In 1987, The Untouchables’ success kicked off a trend of movies adapted from TV series. In the coming years, The Fugitive, Mission: Impossible, The Addams Family, The Beverly Hillbillies, The Brady Bunch Movie, The Flintstones, and George of the Jungle (and many others) all found commercial, if not critical, success, before the trend came to a crashing halt with 1998’s calamitous The Avengers (the other ones). Since then, most adaptations have been decidedly hit-or-miss; for every 21 Jump Street, there are dozens of Baywatches. Most have tried to find success by snarking on the shows they’re adapting — a smart idea, if not always a successful one.
Which makes it even stranger that a movie like 2006’s Miami Vice exists. Reteaming director Michael Mann (a producer on the original show) and star Jamie Foxx (who came to Mann with the idea) after their Oscar-nominated hit Collateral, Miami Vice must have seemed like an out-of-the-box hit; it’s hard to see why the studio would have ponied up a reported $135 million budget otherwise. But while the show was a prime slice of ‘80s cheese, famously pitched as MTV Cops, the movie was a deadly serious piece of business. It’s a perverse decision: adapting Miami Vice into a movie about the spiritual and psychological toll of undercover police work is like a Perfect Strangers remake that uses Cousin Balki’s plight to explore America’s broken immigration system.
It was a smarter idea than it first appears, though.
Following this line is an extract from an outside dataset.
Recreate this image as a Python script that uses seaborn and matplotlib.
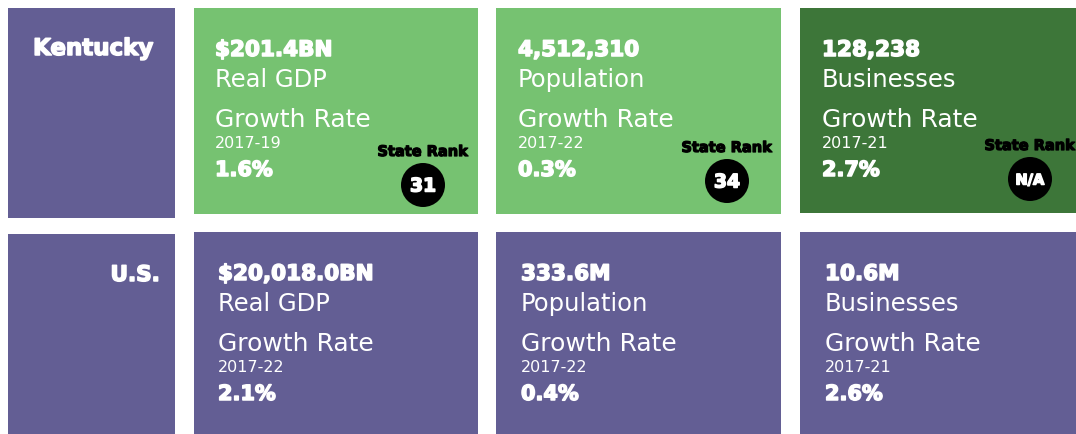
import matplotlib
matplotlib.use("Agg")
import matplotlib.pyplot as plt
import matplotlib.patheffects as pe
from matplotlib.patches import Rectangle, Circle
import seaborn as sns

# data
regions = ["Kentucky", "U.S."]
metrics = ["Real GDP", "Population", "Businesses"]
ky_values = ["$201.4BN", "4,512,310", "128,238"]
us_values = ["$20,018.0BN", "333.6M", "10.6M"]
ky_periods = ["2017-19", "2017-22", "2017-21"]
us_periods = ["2017-22", "2017-22", "2017-21"]
ky_growth = [1.6, 0.3, 2.7]
us_growth = [2.1, 0.4, 2.6]
ky_ranks = ["31", "34", "N/A"]

PURPLE = "#635E94"
LIGHT_GREEN = "#76C271"
DARK_GREEN = "#3D7639"

sns.set_theme(style="white")
plt.rcParams["font.family"] = ["DejaVu Sans"]

# fake a heavier weight than DejaVu Bold
heavy_w = [pe.withStroke(linewidth=1.1, foreground="white")]
heavy_k = [pe.withStroke(linewidth=0.9, foreground="black")]

W, H = 1076, 435
fig = plt.figure(figsize=(W / 100, H / 100), dpi=100)
ax = fig.add_axes([0, 0, 1, 1])
ax.set_xlim(0, W)
ax.set_ylim(H, 0)
ax.axis("off")

card_x = [(194, 478), (496, 781), (800, 1076)]
rows = [
    dict(label=regions[0], top=9, bottom=[215, 215, 214], lab_bottom=219,
         values=ky_values, periods=ky_periods, growth=ky_growth,
         colors=[LIGHT_GREEN, LIGHT_GREEN, DARK_GREEN], text_dx=21,
         ranks=ky_ranks),
    dict(label=regions[1], top=233, bottom=[435, 435, 435], lab_bottom=435,
         values=us_values, periods=us_periods, growth=us_growth,
         colors=[PURPLE, PURPLE, PURPLE], text_dx=24, ranks=None),
]

for r, row in enumerate(rows):
    top = row["top"]
    lab_top = 9 if r == 0 else 235
    ax.add_patch(Rectangle((8, lab_top), 167, row["lab_bottom"] - lab_top,
                           color=PURPLE, lw=0))
    if r == 0:
        ax.text(93, 56, row["label"], color="white", fontsize=16.5,
                fontweight="bold", ha="center", va="baseline",
                path_effects=heavy_w)
    else:
        ax.text(160, 282, row["label"], color="white", fontsize=15.5,
                fontweight="bold", ha="right", va="baseline",
                path_effects=heavy_w)

    for i, (x0, x1) in enumerate(card_x):
        ax.add_patch(Rectangle((x0, top), x1 - x0, row["bottom"][i] - top,
                               color=row["colors"][i], lw=0))
        tx = x0 + row["text_dx"] + (1 if i > 0 else 0)
        by = top
        ax.text(tx, by + 48, row["values"][i], color="white", fontsize=15.5,
                fontweight="bold", va="baseline", path_effects=heavy_w)
        ax.text(tx, by + 78, metrics[i], color="white", fontsize=17.5,
                va="baseline")
        ax.text(tx, by + 118, "Growth Rate", color="white", fontsize=18,
                va="baseline")
        ax.text(tx, by + 139, row["periods"][i], color="white", fontsize=11.5,
                va="baseline")
        ax.text(tx, by + 168, f"{row['growth'][i]:.1f}%", color="white",
                fontsize=15, fontweight="bold", va="baseline",
                path_effects=heavy_w)

        if row["ranks"] is not None:
            cx = [423, 727, 1030][i]
            cy = [186, 182, 180][i]
            ax.text(cx, cy - 29, "State Rank", color="black", fontsize=10.5,
                    fontweight="bold", ha="center", va="baseline",
                    path_effects=heavy_k)
            ax.add_patch(Circle((cx, cy), 22, color="black", lw=0))
            ax.text(cx, cy + 1, row["ranks"][i], color="white",
                    fontsize=13.5 if row["ranks"][i] != "N/A" else 10.5,
                    fontweight="bold", ha="center", va="center",
                    path_effects=heavy_w)

fig.savefig("out.png", dpi=100)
Before calcifying into a mindless parody of itself, the show was known for adopting a more cinematic sensibility than the average cop show. Style over substance has always been the appeal of the show, and updating that style to digital video and 2000s rock makes sense. At its best, the movie feels like a feature-length version of the celebrated sequence from the pilot episode where Crockett and Tubbs drive to a shootout and an unknown fate to the strains of Phil Collins’ “In the Air Tonight” (which gets a terrible cover here, courtesy of nü metal also-rans Nonpoint).
The film starts disorienting and alienating its audience early, abruptly opening on a club scene set to Linkin Park and Jay-Z’s “Numb/Encore,” introducing its protagonists Crockett (a grimy Colin Farrell, stepping in for the suave Don Johnson) and Tubbs (Foxx, taking over for Philip Michael Thomas) in the middle of a mission tailing a human trafficker. Crucially, the sound mix is so loud and abrasive that it’s almost impossible to make out what’s going on. The mission is interrupted by a frantic call from an informant (John Hawkes), who brutally commits suicide upon hearing his family’s been murdered under orders from drug kingpin José Yero. From there, the plot proceeds with Crockett and Tubbs going undercover in Yero’s organization. It’s a simple story, made almost incomprehensible underneath the jargon-heavy dialogue.
But the plot isn’t the point of the movie. It exists primarily on vibes and builds its central tragedy on the doomed romance between Crockett and Yero’s associate Isabella (Gong Li, in an entirely phonetic performance). The romance is drained of the usual cinematic signifiers of love, meaning it rests entirely on the chemistry between the actors. For many audience members, the languorous pace and lack of traditional plot beats were a step too far. The movie bombed commercially and received mixed reviews.
Those involved with the film have expressed disappointment in the finished project in the years since. Mann and Farrell in particular have felt like the project got away from them. However, it has attracted a growing cult amongst Film Twitter types, who latch on to its impeccable style and lack of ironic distance. While films like 21 Jump Street have found success by poking fun at their subject, it’s becoming increasingly rare for movies like this to take their subject matter this seriously. When Mann acolyte Christopher Nolan’s Tenet likewise crafted an alternately simple and convoluted plot and coupled it with an emphasis on vibe and a moving, emotional friendship dynamic, it felt like validation for one of 2006’s best movies. Miami Vice remains a perverse movie, but wonderfully so.